Every guide also names what we would skip. The crewed versus bareboat guide names the size class where bareboat economics stop working. The yacht financing guide names the structures we would not use. The yacht flag state guide names the flags we would change if we owned a yacht under them. Naming what to skip is the part most industry guides leave out, because the brokers and finance providers do not benefit from it.
What we do not write
We do not write "10 things to bring on a yacht charter" or "what to wear on a day charter" or "five reasons a yacht week is better than a hotel." That content exists in volume on the broker blogs. It does not help a third-time charter client. It does not help a first-time charter client either, because the items that matter are in the contract, not on a packing list.

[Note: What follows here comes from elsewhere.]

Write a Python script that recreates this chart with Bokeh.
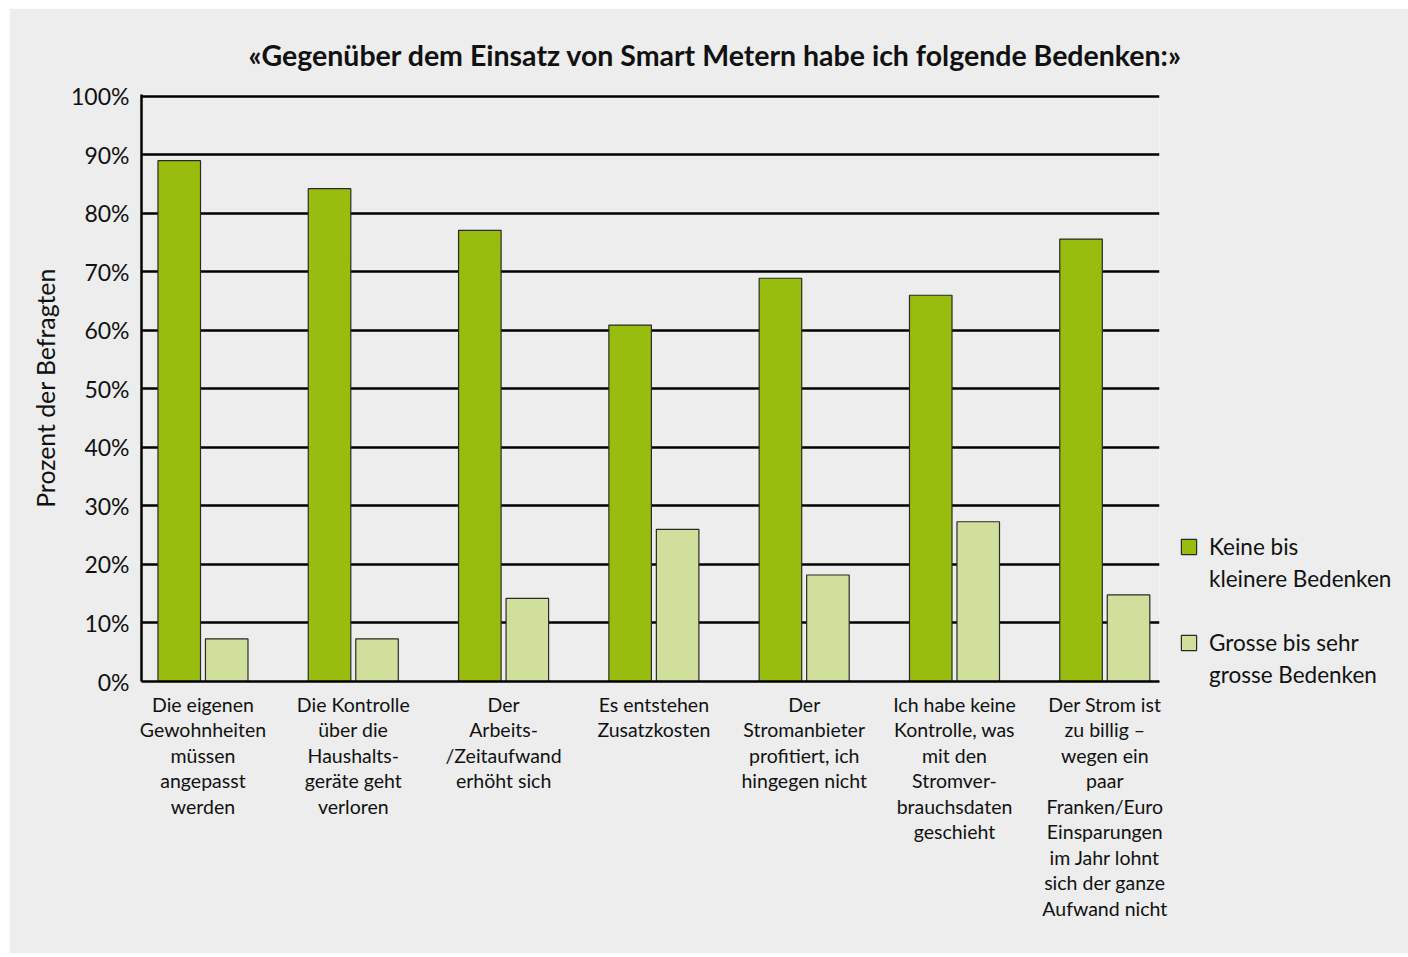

We also do not write surface-level glossary pages. The terminology in these guides assumes the reader can read a charter contract. If the reader cannot, the first-time charter guide is the entry point and it carries the glossary inline.
Refresh cadence
Every how-to guide is rebuilt against current contracts, current broker behavior, and current pricing every 12 months. Tax, VAT, and flag-state changes that affect yacht clients are reflected within a quarter. If the year on a contract template changes (MYBA is on a multi-year revision cycle, the next update of the standard charter contract is being drafted for 2027), the guides referencing it are flagged inline. Reader-submitted corrections at editor@yachtsforkings.com go to the editor and are reflected within five working days.
Where these guides sit in the broader site
The how-to library is the operating manual. The costs library is the math. The brokers library is the people. The best-of library is the ranked inventory. The destination library is the trip itself. Most readers move between the five over a multi-week research arc. The guides cross-link to the relevant cost tables and broker reviews where the decision points line up.
The yacht is the trip. The trip is also a contract, a crew, a flag, and a tax position. These guides cover the parts of the trip that are not on the brochure.